→ TASK STATEMENT
Look for the line containing "Generate a LaTeX" and the line containing "minimum width=626, minimum" in the entries below. Copy those two and all lines between them exactly, leaving out pictures.

→ INPUT DATA
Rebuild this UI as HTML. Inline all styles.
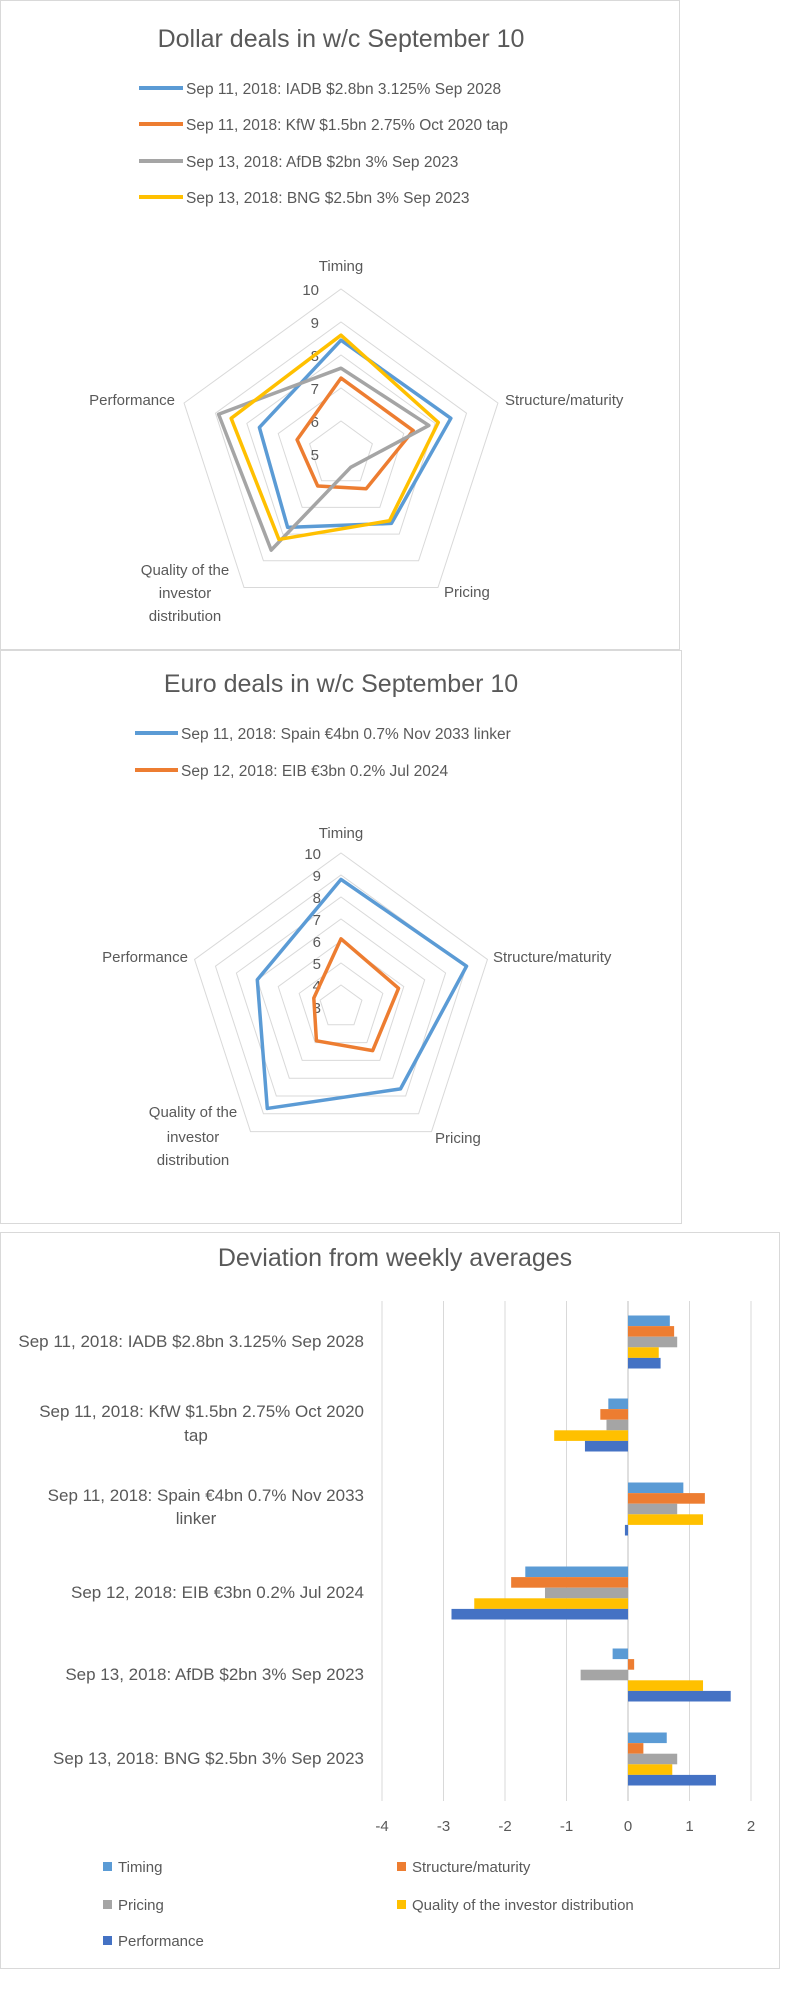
<!DOCTYPE html>
<html><head><meta charset="utf-8"><style>
html,body{margin:0;padding:0;background:#fff}
svg{display:block;font-family:"Liberation Sans",sans-serif}
</style></head><body>
<svg id="s" width="800" height="1994" xmlns="http://www.w3.org/2000/svg">
<rect x="0.5" y="0.5" width="679" height="649" fill="#fff" stroke="#d9d9d9"/>
<rect x="0.5" y="650.5" width="681" height="573" fill="#fff" stroke="#d9d9d9"/>
<rect x="0.5" y="1232.5" width="779" height="736" fill="#fff" stroke="#d9d9d9"/>
<g fill="#595959">
<text x="341" y="47" font-size="25" text-anchor="middle">Dollar deals in w/c September 10</text>
<text x="341" y="692" font-size="25" text-anchor="middle">Euro deals in w/c September 10</text>
<text x="395" y="1266" font-size="25" text-anchor="middle">Deviation from weekly averages</text>
</g>
<g font-size="15.5" fill="#595959">
<line x1="139" y1="88" x2="183" y2="88" stroke="#5B9BD5" stroke-width="4"/><text x="186" y="94">Sep 11, 2018: IADB $2.8bn 3.125% Sep 2028</text>
<line x1="139" y1="124" x2="183" y2="124" stroke="#ED7D31" stroke-width="4"/><text x="186" y="130">Sep 11, 2018: KfW $1.5bn 2.75% Oct 2020 tap</text>
<line x1="139" y1="161" x2="183" y2="161" stroke="#A5A5A5" stroke-width="4"/><text x="186" y="167">Sep 13, 2018: AfDB $2bn 3% Sep 2023</text>
<line x1="139" y1="197" x2="183" y2="197" stroke="#FFC000" stroke-width="4"/><text x="186" y="203">Sep 13, 2018: BNG $2.5bn 3% Sep 2023</text>
<line x1="135" y1="733" x2="178" y2="733" stroke="#5B9BD5" stroke-width="4"/><text x="181" y="739">Sep 11, 2018: Spain €4bn 0.7% Nov 2033 linker</text>
<line x1="135" y1="770" x2="178" y2="770" stroke="#ED7D31" stroke-width="4"/><text x="181" y="776">Sep 12, 2018: EIB €3bn 0.2% Jul 2024</text>
</g>
<g id="r1"></g><g id="r2"></g><g id="b"></g>
</svg>
<script>
var NS="http://www.w3.org/2000/svg";
function el(p,t,a,txt){var e=document.createElementNS(NS,t);for(var k in a)e.setAttribute(k,a[k]);if(txt!=null)e.textContent=txt;p.appendChild(e);return e;}
function radar(g,cx,cy,R,min,max,series,labels,tickX){
 var n=max-min;
 function pt(i,v){var a=(-90+72*i)*Math.PI/180,r=(v-min)/n*R;return [cx+r*Math.cos(a),cy+r*Math.sin(a)];}
 for(var l=min+1;l<=max;l++){var p=[];for(var i=0;i<5;i++)p.push(pt(i,l).join(','));el(g,'polygon',{points:p.join(' '),fill:'none',stroke:'#d9d9d9','stroke-width':1});}
 for(var l=min;l<=max;l++){el(g,'text',{x:tickX,y:cy-(l-min)/n*R+6,'font-size':15,'text-anchor':'end',fill:'#595959'},l);}
 series.forEach(function(s){var p=[];for(var i=0;i<5;i++)p.push(pt(i,s.v[i]).join(','));el(g,'polygon',{points:p.join(' '),fill:'none',stroke:s.c,'stroke-width':3.5,'stroke-linejoin':'round'});});
 labels.forEach(function(L){el(g,'text',{x:L[0],y:L[1],'font-size':15,'text-anchor':L[3]||'start',fill:'#595959'},L[2]);});
}
radar(document.getElementById('r1'),341,454,165,5,10,[
 {c:'#5B9BD5',v:[8.45,8.5,7.6,7.75,7.6]},
 {c:'#ED7D31',v:[7.3,7.3,6.3,6.2,6.4]},
 {c:'#A5A5A5',v:[7.6,7.8,5.5,8.6,8.9]},
 {c:'#FFC000',v:[8.6,8.1,7.5,8.2,8.5]}],
 [[341,271,'Timing','middle'],[505,405,'Structure/maturity'],[175,405,'Performance','end'],[444,597,'Pricing'],[185,575,'Quality of the','middle'],[185,598,'investor','middle'],[185,621,'distribution','middle']],319);
radar(document.getElementById('r2'),341,1007,154,3,10,[
 {c:'#5B9BD5',v:[8.8,9.0,7.6,8.7,7.0]},
 {c:'#ED7D31',v:[6.1,5.75,5.45,4.9,4.3]}],
 [[341,838,'Timing','middle'],[493,962,'Structure/maturity'],[188,962,'Performance','end'],[435,1143,'Pricing'],[193,1117,'Quality of the','middle'],[193,1142,'investor','middle'],[193,1165,'distribution','middle']],321);
var b=document.getElementById('b');
var z=628,u=61.5;
for(var t=-4;t<=2;t++){var x=z+t*u;el(b,'line',{x1:x,y1:1301,x2:x,y2:1801,stroke:t==0?'#bfbfbf':'#d9d9d9'});el(b,'text',{x:x,y:1831,'font-size':15,'text-anchor':'middle',fill:'#595959'},t);}
var cols=['#5B9BD5','#ED7D31','#A5A5A5','#FFC000','#4472C4'];
var data=[[0.68,0.75,0.8,0.5,0.53],[-0.32,-0.45,-0.35,-1.2,-0.7],[0.9,1.25,0.8,1.22,-0.05],[-1.67,-1.9,-1.35,-2.5,-2.87],[-0.25,0.1,-0.77,1.22,1.67],[0.63,0.25,0.8,0.72,1.43]];
var cy=[1342,1425,1509,1593,1675,1759];
data.forEach(function(d,gi){d.forEach(function(v,i){var y=cy[gi]-26.5+i*10.6;el(b,'rect',{x:Math.min(z,z+v*u),y:y,width:Math.abs(v*u),height:10.6,fill:cols[i]});});});
var labs=[[[1347,'Sep 11, 2018: IADB $2.8bn 3.125% Sep 2028']],[[1417,'Sep 11, 2018: KfW $1.5bn 2.75% Oct 2020'],[1441,'tap',1]],[[1501,'Sep 11, 2018: Spain €4bn 0.7% Nov 2033'],[1524,'linker',1]],[[1598,'Sep 12, 2018: EIB €3bn 0.2% Jul 2024']],[[1680,'Sep 13, 2018: AfDB $2bn 3% Sep 2023']],[[1764,'Sep 13, 2018: BNG $2.5bn 3% Sep 2023']]];
labs.forEach(function(L){L.forEach(function(l){el(b,'text',{x:l[2]?196:364,y:l[0],'font-size':17,'text-anchor':l[2]?'middle':'end',fill:'#595959'},l[1]);});});
var leg=[[103,1867,'Timing',0],[397,1867,'Structure/maturity',1],[103,1905,'Pricing',2],[397,1905,'Quality of the investor distribution',3],[103,1941,'Performance',4]];
leg.forEach(function(l){el(b,'rect',{x:l[0],y:l[1]-5,width:9,height:9,fill:cols[l[3]]});el(b,'text',{x:l[0]+15,y:l[1]+5,'font-size':15,fill:'#595959'},l[2]);});
</script>
</body></html>
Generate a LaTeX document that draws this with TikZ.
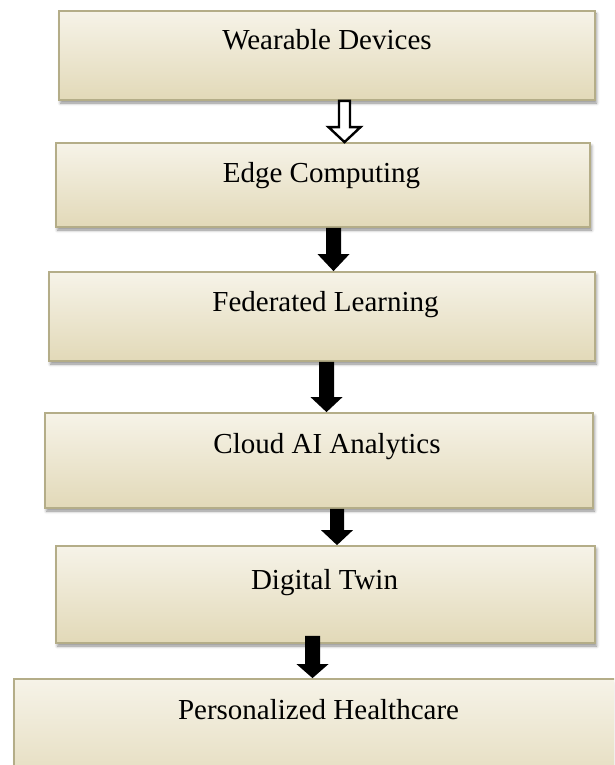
\documentclass[tikz,border=0pt]{standalone}
\usepackage{fontspec}
\setmainfont{Liberation Serif}
\usetikzlibrary{calc,shadows.blur}

\definecolor{boxtop}{HTML}{F6F3E8}
\definecolor{boxbot}{HTML}{E2D9B8}
\definecolor{boxedge}{HTML}{B4AD88}

% block arrow from a start point down to a tip point
\newcommand\blockarrow[5]{%
  \draw[#1] ($(#2)+(-#4,0)$) -- ($(#3)+(-#4,-#5)$) -- ($(#3)+(-16,-#5)$)
    -- (#3) -- ($(#3)+(16,-#5)$) -- ($(#3)+(#4,-#5)$) -- ($(#2)+(#4,0)$) -- cycle;}

\begin{document}
\begin{tikzpicture}[x=1pt,y=-1pt,
  box/.style={draw=boxedge, line width=1.8pt, top color=boxtop, bottom color=boxbot,
    inner sep=0pt,
    blur shadow={shadow xshift=1.5pt, shadow yshift=-3pt, shadow blur radius=3pt,
      shadow opacity=45}},
  lbl/.style={font=\fontsize{29}{31}\selectfont, anchor=base, inner sep=0pt},
  solidarrow/.style={fill=black, draw=none},
  hollowarrow/.style={fill=white, draw=black, line width=2.4pt, line join=miter}]

\useasboundingbox (0,0) rectangle (614,765);
\clip (0,0) rectangle (614,765);

% stages
\node[box, minimum width=536, minimum height=89] (b1) at (327,55.5) {};
\node[box, minimum width=534, minimum height=84] (b2) at (323,185) {};
\node[box, minimum width=546, minimum height=89] (b3) at (322,316.5) {};
\node[box, minimum width=548, minimum height=95] (b4) at (319,460.5) {};
\node[box, minimum width=539, minimum height=97] (b5) at (325.5,594.5) {};
\node[box, minimum width=626, minimum height=121] (b6) at (327,739.5) {};

% labels
\node[lbl] (t1) at (327,50) {Wearable Devices};
\node[lbl] (t2) at (321.5,182) {Edge Computing};
\node[lbl] (t3) at (325.5,311) {Federated Learning};
\node[lbl] (t4) at (327,453) {Cloud AI Analytics};
\node[lbl] (t5) at (324.5,589) {Digital Twin};
\node[lbl] (t6) at (318.5,719) {Personalized Healthcare};

% arrow axes
\coordinate (x1) at (344.5,0);
\coordinate (x2) at (333.5,0);
\coordinate (x3) at (326.5,0);
\coordinate (x4) at (337,0);
\coordinate (x5) at (312.5,0);

\coordinate (s1) at (b1.south -| x1); \coordinate (e1) at (b2.north -| x1);
\coordinate (s2) at (b2.south -| x2); \coordinate (e2) at (b3.north -| x2);
\coordinate (s3) at (b3.south -| x3); \coordinate (e3) at (b4.north -| x3);
\coordinate (s4) at (b4.south -| x4); \coordinate (e4) at (b5.north -| x4);
\coordinate (s5) at ($(b5.south -| x5)+(0,-8)$); \coordinate (e5) at (b6.north -| x5);

% connectors
\blockarrow{hollowarrow}{s1}{e1}{5.5}{15}
\blockarrow{solidarrow}{s2}{e2}{7.5}{17}
\blockarrow{solidarrow}{s3}{e3}{7.5}{15}
\blockarrow{solidarrow}{s4}{e4}{7}{15}
\blockarrow{solidarrow}{s5}{e5}{7.5}{14}
\end{tikzpicture}
\end{document}
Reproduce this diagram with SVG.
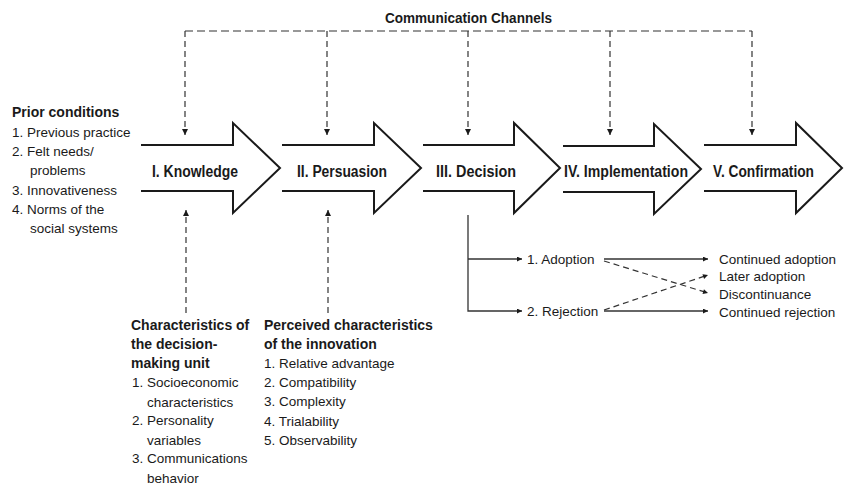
<svg xmlns="http://www.w3.org/2000/svg" width="846" height="486" viewBox="0 0 846 486">
<style>
text{font-family:"Liberation Sans",Arial,sans-serif;fill:#1a1a1a}
.b{font-weight:bold}
.t{font-size:14px}
.s{font-size:13.5px}
.L{font-size:16px;font-weight:bold}
.arrow{fill:#fff;stroke:#1a1a1a;stroke-width:2;stroke-linejoin:miter}
.dash{fill:none;stroke:#333;stroke-width:1.2;stroke-dasharray:8 4}
.vdash{fill:none;stroke:#333;stroke-width:1.2;stroke-dasharray:6 4}
.solid{fill:none;stroke:#333;stroke-width:1.3}
</style>
<defs>
<marker id="ah" viewBox="0 0 10 10" refX="10" refY="5" markerUnits="userSpaceOnUse" markerWidth="12" markerHeight="6" orient="auto"><path d="M0,0 L10,5 L0,10 z" fill="#1a1a1a"/></marker>
<marker id="sh" viewBox="0 0 10 10" refX="10" refY="5" markerUnits="userSpaceOnUse" markerWidth="10" markerHeight="5" orient="auto"><path d="M0,0 L10,5 L0,10 z" fill="#1a1a1a"/></marker>
</defs>

<text class="t b" x="385" y="23" textLength="167" lengthAdjust="spacingAndGlyphs">Communication Channels</text>

<g id="connectors">
<path class="dash" d="M185,31 H752"/>
<path class="vdash" d="M185,31 V135" marker-end="url(#ah)"/>
<path class="vdash" d="M327,31 V135" marker-end="url(#ah)"/>
<path class="vdash" d="M468,31 V135" marker-end="url(#ah)"/>
<path class="vdash" d="M610,31 V135" marker-end="url(#ah)"/>
<path class="vdash" d="M752,31 V135" marker-end="url(#ah)"/>
<path class="vdash" d="M186,313 V210" marker-end="url(#ah)"/>
<path class="vdash" d="M328,313 V210" marker-end="url(#ah)"/>
<path class="solid" d="M468,215 V311 H522" marker-end="url(#sh)"/>
<path class="solid" d="M468,259 H522" marker-end="url(#sh)"/>
<path class="solid" d="M604,259 H708" marker-end="url(#sh)"/>
<path class="solid" d="M604,311 H708" marker-end="url(#sh)"/>
<path class="vdash" d="M604,261 L708,293" marker-end="url(#sh)"/>
<path class="vdash" d="M604,310 L708,275" marker-end="url(#sh)"/>
</g>

<g id="prior">
<text class="t b" x="12" y="117">Prior conditions</text>
<text class="s" x="12" y="137">1. Previous practice</text>
<text class="s" x="12" y="156">2. Felt needs/</text>
<text class="s" x="30" y="175">problems</text>
<text class="s" x="12" y="195">3. Innovativeness</text>
<text class="s" x="12" y="214">4. Norms of the</text>
<text class="s" x="30" y="233">social systems</text>
</g>

<g id="knowledge">
<path class="arrow" d="M141,145 H233 V123 L280,168 L233,213 V191 H141"/>
<text class="L" x="152" y="177" textLength="86" lengthAdjust="spacingAndGlyphs">I. Knowledge</text>
</g>
<g id="persuasion">
<path class="arrow" d="M282,145 H374 V123 L421,168 L374,213 V191 H282"/>
<text class="L" x="297" y="177" textLength="90" lengthAdjust="spacingAndGlyphs">II. Persuasion</text>
</g>
<g id="decision">
<path class="arrow" d="M423,145 H514 V123 L560,168 L514,213 V191 H423"/>
<text class="L" x="436" y="177" textLength="80" lengthAdjust="spacingAndGlyphs">III. Decision</text>
</g>
<g id="implementation">
<path class="arrow" d="M563,146 H654 V124 L701,169 L654,214 V192 H563"/>
<text class="L" x="564" y="177" textLength="124" lengthAdjust="spacingAndGlyphs">IV. Implementation</text>
</g>
<g id="confirmation">
<path class="arrow" d="M704,145 H796 V123 L842,168 L796,213 V191 H704"/>
<text class="L" x="713" y="177" textLength="101" lengthAdjust="spacingAndGlyphs">V. Confirmation</text>
</g>

<g id="unit">
<text class="t b" x="131" y="330">Characteristics of</text>
<text class="t b" x="131" y="349">the decision-</text>
<text class="t b" x="131" y="368">making unit</text>
<text class="s" x="132" y="387">1. Socioeconomic</text>
<text class="s" x="147" y="407">characteristics</text>
<text class="s" x="132" y="425">2. Personality</text>
<text class="s" x="147" y="445">variables</text>
<text class="s" x="132" y="463">3. Communications</text>
<text class="s" x="147" y="483">behavior</text>
</g>

<g id="perceived">
<text class="t b" x="264" y="330">Perceived characteristics</text>
<text class="t b" x="264" y="349">of the innovation</text>
<text class="s" x="264" y="368">1. Relative advantage</text>
<text class="s" x="264" y="387">2. Compatibility</text>
<text class="s" x="264" y="406">3. Complexity</text>
<text class="s" x="264" y="426">4. Trialability</text>
<text class="s" x="264" y="445">5. Observability</text>
</g>

<g id="adoption">
<text class="s" x="527" y="264">1. Adoption</text>
</g>
<g id="rejection">
<text class="s" x="527" y="316">2. Rejection</text>
</g>
<g id="outcomes">
<text class="s" x="719" y="264">Continued adoption</text>
<text class="s" x="719" y="281">Later adoption</text>
<text class="s" x="719" y="299">Discontinuance</text>
<text class="s" x="719" y="317">Continued rejection</text>
</g>
</svg>
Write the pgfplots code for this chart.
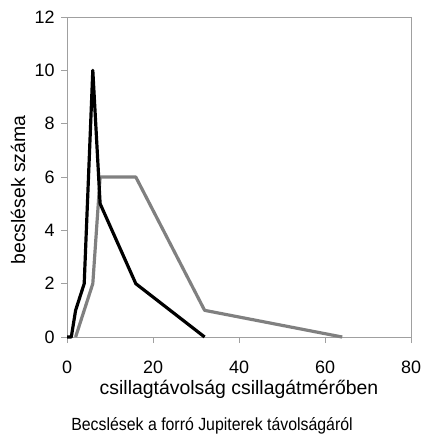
\documentclass[border=0pt]{standalone}
\usepackage{fontspec}
\setmainfont{Liberation Sans}
\usepackage{pgfplots}
\pgfplotsset{compat=1.18}
\definecolor{cAxis}{HTML}{A0A0A0}
\definecolor{cGray}{HTML}{808080}

\begin{document}
\begin{tikzpicture}[x=1bp,y=1bp]
  % page frame, same size as the reference
  \path[use as bounding box] (0,0) rectangle (423,-435);
  \begin{axis}[
      scale only axis,
      width=344bp, height=320bp,
      at={(67bp,-337bp)}, anchor=south west,
      xmin=0, xmax=80, ymin=0, ymax=12,
      xtick={0,20,40,60,80},
      ytick={0,2,4,6,8,10,12},
      axis line style={cAxis, line width=0.8pt},
      tick style={cAxis, line width=0.8pt},
      tick align=outside,
      major tick length=6bp,
      xtick pos=bottom, ytick pos=left,
      tick label style={font=\fontsize{18}{20}\selectfont},
      /pgf/number format/assume math mode=true,
      xticklabel style={anchor=base, yshift=-30bp},
      yticklabel style={xshift=-3bp},
      xlabel={csillagtávolság csillagátmérőben},
      label style={font=\fontsize{19.5}{21}\selectfont},
      xlabel style={at={(axis description cs:0.5,0)}, anchor=base, yshift=-57bp},
      clip=false,
    ]
    % gray series
    \addplot[cGray, line width=3.2pt, line join=round] coordinates {
      (2,0) (6,2) (7.7,6) (16,6) (32,1) (64,0)
    };
    % black series
    \addplot[black, line width=3.2pt, line join=round] coordinates {
      (0,0) (1,0) (2,1) (4,2) (6,10) (7.7,5) (16,2) (32,0)
    };
  \end{axis}
  \node[inner sep=0pt, font=\fontsize{19.5}{21}\selectfont] at (18,-190) {\rotatebox{90}{becslések száma}};
  \node[anchor=base, font=\fontsize{17.7}{19}\selectfont] at (212,-430)
    {\scalebox{0.9}[1]{Becslések a forró Jupiterek távolságáról}};
\end{tikzpicture}
\end{document}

→ COMPLETED TASK
Generate a LaTeX document that draws this with TikZ.
\documentclass[tikz,border=0pt]{standalone}
\usepackage{fontspec}
\setmainfont{Liberation Serif}
\usetikzlibrary{calc,shadows.blur}

\definecolor{boxtop}{HTML}{F6F3E8}
\definecolor{boxbot}{HTML}{E2D9B8}
\definecolor{boxedge}{HTML}{B4AD88}

% block arrow from a start point down to a tip point
\newcommand\blockarrow[5]{%
  \draw[#1] ($(#2)+(-#4,0)$) -- ($(#3)+(-#4,-#5)$) -- ($(#3)+(-16,-#5)$)
    -- (#3) -- ($(#3)+(16,-#5)$) -- ($(#3)+(#4,-#5)$) -- ($(#2)+(#4,0)$) -- cycle;}

\begin{document}
\begin{tikzpicture}[x=1pt,y=-1pt,
  box/.style={draw=boxedge, line width=1.8pt, top color=boxtop, bottom color=boxbot,
    inner sep=0pt,
    blur shadow={shadow xshift=1.5pt, shadow yshift=-3pt, shadow blur radius=3pt,
      shadow opacity=45}},
  lbl/.style={font=\fontsize{29}{31}\selectfont, anchor=base, inner sep=0pt},
  solidarrow/.style={fill=black, draw=none},
  hollowarrow/.style={fill=white, draw=black, line width=2.4pt, line join=miter}]

\useasboundingbox (0,0) rectangle (614,765);
\clip (0,0) rectangle (614,765);

% stages
\node[box, minimum width=536, minimum height=89] (b1) at (327,55.5) {};
\node[box, minimum width=534, minimum height=84] (b2) at (323,185) {};
\node[box, minimum width=546, minimum height=89] (b3) at (322,316.5) {};
\node[box, minimum width=548, minimum height=95] (b4) at (319,460.5) {};
\node[box, minimum width=539, minimum height=97] (b5) at (325.5,594.5) {};
\node[box, minimum width=626, minimum height=121] (b6) at (327,739.5) {};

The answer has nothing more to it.